Certains disent qu’une bonne chanson c’est 3 minutes de pop efficace. D’autres pensent que c’est une vie toute entière plus une seconde de fulgurance. Mottron, jeune français de 32 ans, œuvre dans la seconde catégorie. Alors que la plupart de ses collègues écrivent vite, visiblement pressés par un tic tac invisible, lui construit de petits monuments qu’on nommera, faute de mieux, des cathédrales organiques. L’équivalent de la Sagrada familia, construite pierre après pierre pour aboutir à « Giants », son premier album. C’est pas trop tôt.

Si l’on écrit cela, c’est parce que Mottron a préféré, comme disait Bashung, prendre la contre-allée. Né en France, il a néanmoins passé la moitié de sa vie au Canada, ce qui lui a naturellement donné une oreille anglo-saxonne. Complètement autodidacte, il débute « tardivement » la musique, à 17 ans, apprend tout, dans son coin. Et puis après ? Après, plus rien pendant 12 ans. « Le luxe, c’est le temps », dit-on.

« Pendant 12 ans, j’ai travaillé enfermé chez moi explique la nouvelle signature de LE LABEL, je voulais que les premières compositions que les gens entendraient soient précises ». Précis. Le mot revient souvent dans la bouche de Mottron. A la manière d’un peintre dessinant, gommant, refaisant les contours jusqu’à la perfection, il aime prendre son temps parce que pour contredire le dicton de feu Pierre Barouh (« il y a des années où l’on a envie de ne rien faire ») lui a depuis ses débuts envie que chaque seconde dure un an. « J’ai un rapport très impressionniste avec la composition rajoute-t-il, ce qui m’intéresse c’est la lumière, les couleurs, l’ambiance ». Une musique picturale, pour résumer. En fait, Mottron chante à coups de crayon.

Des émotions, plus que des idées, qu’on retrouve telles quelles sur ce futur premier album qu’on qualifiera d’incomparable, au sens où le musicien n’aime pas se comparer aux autres pour résumer ses « chansons ». A peine peut-on esquisser des lointaines ressemblances avec Sufjan Stevens (pour les voix perchées), Thom Yorke (pour la démarche de plus en plus radicale), l’Américain DM Stith (pour les orchestrations célestes) ou encore Scott Walker et David Sylvian, ses deux « peintres » de chevet.

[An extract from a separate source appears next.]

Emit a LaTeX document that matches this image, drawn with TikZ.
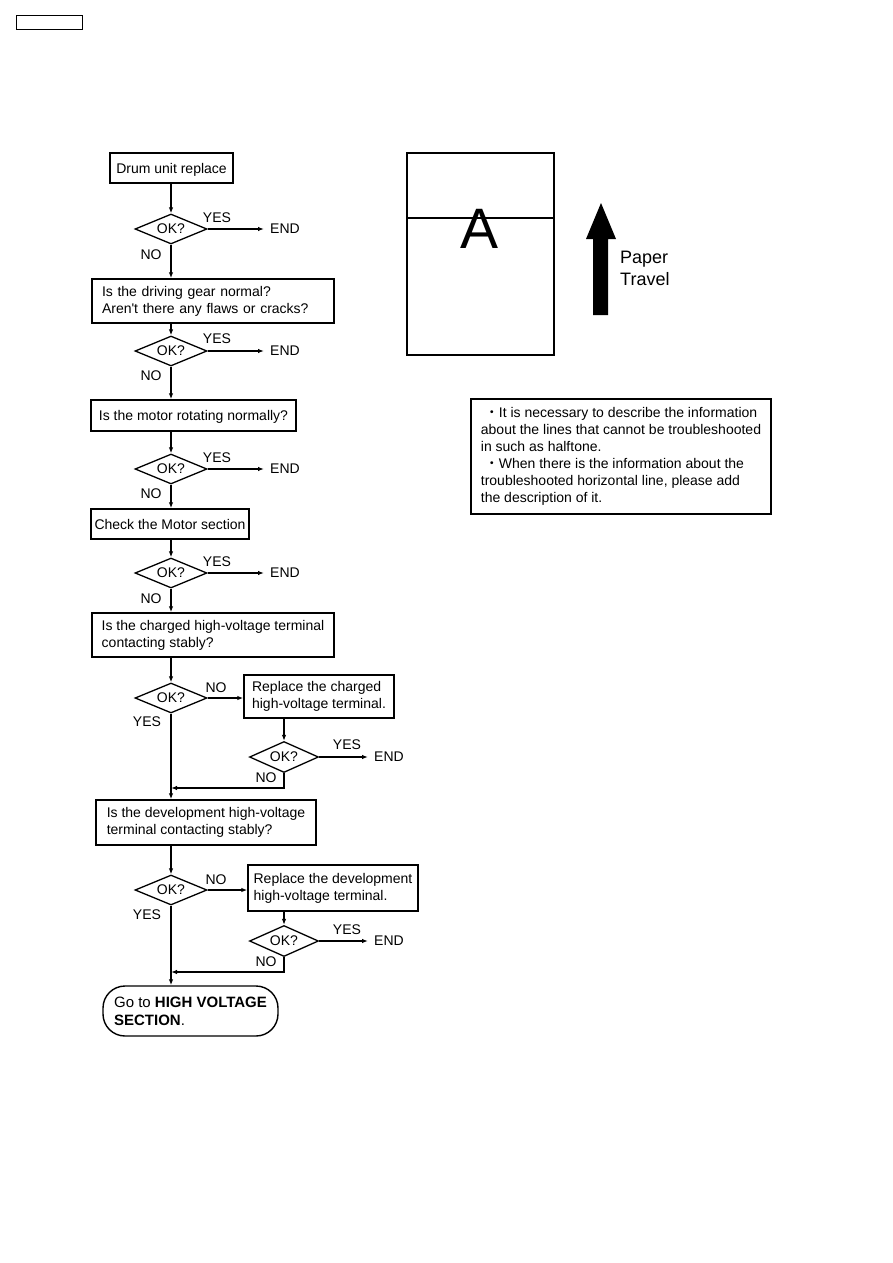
\documentclass[tikz,border=0pt]{standalone}
\usepackage{fontspec}
\setmainfont{Liberation Sans}
\newfontfamily\cjk{Noto Sans CJK JP}
\usetikzlibrary{shapes.geometric,arrows.meta}
\begin{document}
\begin{tikzpicture}[x=1pt,y=-1pt,
 every node/.style={font=\fontsize{14}{17}\selectfont},
 fbox/.style={draw,line width=1.4pt,align=left,inner sep=0pt},
 one/.style={text depth=0pt},
 dia/.style={draw,diamond,aspect=2.4,line width=1.3pt,minimum width=72pt,minimum height=30pt,inner sep=0pt},
 lbl/.style={inner sep=0pt},
 endn/.style={inner xsep=6pt,inner ysep=0pt,anchor=west},
 conn/.style={line width=1.2pt},
 arr/.style={conn,-{Latex[length=6pt,width=4.5pt]}}]
\useasboundingbox (0,0) rectangle (893,1263);

% header box
\node[draw,line width=1pt,minimum width=66pt,minimum height=14pt,inner sep=0pt] (hdr) at (49,23) {};

% boxes
\node[fbox,one,minimum width=123pt,minimum height=30pt] (b1) at (171.5,168) {Drum unit replace};
\node[fbox,text width=222pt,inner xsep=10pt,minimum height=44pt] (b2) at (213,301) {Is the driving gear normal?\\Aren\textquotesingle t there any flaws or cracks?};
\node[fbox,one,minimum width=205pt,minimum height=31pt] (b3) at (193.5,415.5) {Is the motor rotating normally?};
\node[fbox,one,minimum width=158pt,minimum height=30pt] (b4) at (170,524) {Check the Motor section};
\node[fbox,minimum width=242pt,minimum height=44pt] (b5) at (213,635) {Is the charged high-voltage terminal\\contacting stably?};
\node[fbox,minimum width=150pt,minimum height=43pt] (b6) at (319,696.5) {Replace the charged\\high-voltage terminal.};
\node[fbox,minimum width=220pt,minimum height=45pt] (b7) at (206,822.5) {Is the development high-voltage\\terminal contacting stably?};
\node[fbox,minimum width=170pt,minimum height=46pt] (b8) at (333,888) {Replace the development\\high-voltage terminal.};
\node[fbox,rounded corners=22pt,minimum width=175pt,minimum height=50pt,font=\fontsize{15}{18}\selectfont] (term) at (190.5,1011) {Go to \textbf{HIGH VOLTAGE}\\\textbf{SECTION}.};

% diamonds
\node[dia] (d1) at (171,229) {OK?};
\node[dia] (d2) at (171,351) {OK?};
\node[dia] (d3) at (171,469) {OK?};
\node[dia] (d4) at (171,573) {OK?};
\node[dia] (d5) at (171,698) {OK?};
\node[dia,minimum width=69pt,minimum height=31pt] (d6) at (284,757) {OK?};
\node[dia] (d7) at (171,890) {OK?};
\node[dia,minimum width=69pt,minimum height=31pt] (d8) at (284,941) {OK?};

% END nodes
\node[endn] (e1) at (264,229) {END};
\node[endn] (e2) at (264,351) {END};
\node[endn] (e3) at (264,469) {END};
\node[endn] (e4) at (264,573) {END};
\node[endn] (e6) at (368,757) {END};
\node[endn] (e8) at (368,941) {END};

% labels
\node[lbl] (y1) at (217,218) {YES};
\node[lbl] (y2) at (217,339) {YES};
\node[lbl] (y3) at (217,458) {YES};
\node[lbl] (y4) at (217,562) {YES};
\node[lbl] (n5) at (216,688) {NO};
\node[lbl] (y6) at (347,745) {YES};
\node[lbl] (n7) at (216,880) {NO};
\node[lbl] (y8) at (347,930) {YES};
\node[lbl] (n1) at (151,255) {NO};
\node[lbl] (n2) at (151,376) {NO};
\node[lbl] (n3) at (151,494) {NO};
\node[lbl] (n4) at (151,599) {NO};
\node[lbl] (y5) at (147,722) {YES};
\node[lbl] (y7) at (147,915) {YES};
\node[lbl] (n6) at (266,778) {NO};
\node[lbl] (n8) at (266,962) {NO};

\coordinate (m1) at (171,788);
\coordinate (m2) at (171,972);

% connectors
\draw[arr] (d1.north |- b1.south) -- (d1.north);
\draw[arr] (d1.east) -- (d1.east -| e1.west);
\draw[arr] (d1.south) -- (d1.south |- b2.north);
\draw[arr] (d2.north |- b2.south) -- (d2.north);
\draw[arr] (d2.east) -- (d2.east -| e2.west);
\draw[arr] (d2.south) -- (d2.south |- b3.north);
\draw[arr] (d3.north |- b3.south) -- (d3.north);
\draw[arr] (d3.east) -- (d3.east -| e3.west);
\draw[arr] (d3.south) -- (d3.south |- b4.north);
\draw[arr] (d4.north |- b4.south) -- (d4.north);
\draw[arr] (d4.east) -- (d4.east -| e4.west);
\draw[arr] (d4.south) -- (d4.south |- b5.north);
\draw[arr] (d5.north |- b5.south) -- (d5.north);
\draw[arr] (d5.east) -- (d5.east -| b6.west);
\draw[arr] (d6.north |- b6.south) -- (d6.north);
\draw[arr] (d6.east) -- (d6.east -| e6.west);
\draw[arr] (d6.south) |- (m1);
\draw[arr] (d5.south) -- (d5.south |- b7.north);
\draw[arr] (d7.north |- b7.south) -- (d7.north);
\draw[arr] (d7.east) -- (d7.east -| b8.west);
\draw[arr] (d8.north |- b8.south) -- (d8.north);
\draw[arr] (d8.east) -- (d8.east -| e8.west);
\draw[arr] (d8.south) |- (m2);
\draw[arr] (d7.south) -- (d7.south |- term.north);

% paper diagram
\node[draw,line width=1.3pt,minimum width=147pt,minimum height=202pt,inner sep=0pt] (pg) at (480.5,254) {};
\draw[line width=1.1pt] (pg.west |- 0,218) -- (pg.east |- 0,218);
\node[font=\fontsize{57}{60}\selectfont,anchor=base,inner sep=0pt] (A) at (480,248) {A};
\fill (593,315) -- (593,239) -- (586,239) -- (601,203) -- (616,239) -- (608,239) -- (608,315) -- cycle;
\node[font=\fontsize{18}{22}\selectfont,align=left,anchor=west,inner sep=0pt] (pt) at (620,268) {Paper\\Travel};

% note box
\node[draw,line width=1.3pt,minimum width=300pt,minimum height=115pt,align=left,inner sep=0pt] (note) at (621,456.5)
{\hspace*{4pt}{\cjk ・}It is necessary to describe the information\\
about the lines that cannot be troubleshooted\\
in such as halftone.\\
\hspace*{4pt}{\cjk ・}When there is the information about the\\
troubleshooted horizontal line, please add\\
the description of it.};
\end{tikzpicture}
\end{document}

Comme avec la Mona Lisa, les titres de « Giants » donnent l’impression de vous regarder d’où que vous soyez dans la pièce. Plus qu’un effet d’optique, c’est le résultat d’un labeur. Ce que les gens nomment détail, lui appelle ça précision : « la plupart des morceaux, je les ai écrits en quelques heures et je les ai travaillés plusieurs mois chacun ». Souci de la finition ? Sans doute. Mais aussi apprentissage d’un langage alternatif – la musique – qui peu à peu est devenu son principal outil pour exprimer ses peurs, ses fascinations, ses techniques d’escalade. D’où le nom pour l’album, « Giants », parce que chaque titre a été une sorte de montagne à gravir comme un sommet parsemé d’embuches pour arriver à bout d’une pente.

Quant au nom, Mottron, c’est le sien. Il évoque des machines anciennes, électroniques et cristallines, mais pourtant ce n’est rien d’autre que Pierre Mottron, accompagné pour le coup de quelques invités comme Lionel Marchetti (musicien de musique concrète), Nastasia Paccagnini (du groupe Thé Vanille) ou encore Tujiko Noriko (chanteuse de la scène laptop tokyoïte). Au premier plan, une voix, toujours la sienne, fendant la pierre. Et le disque, naturellement, de sonner comme un authentique autoportrait, à la fois loin des selfies mensongers et très proche de ce que ce Français patient avait en tête, quand son introspection débuta avant-hier, c’est à dire il y a un peu plus de 12 ans. Pas sûr qu’il faille attendre encore si longtemps pour écouter la suite.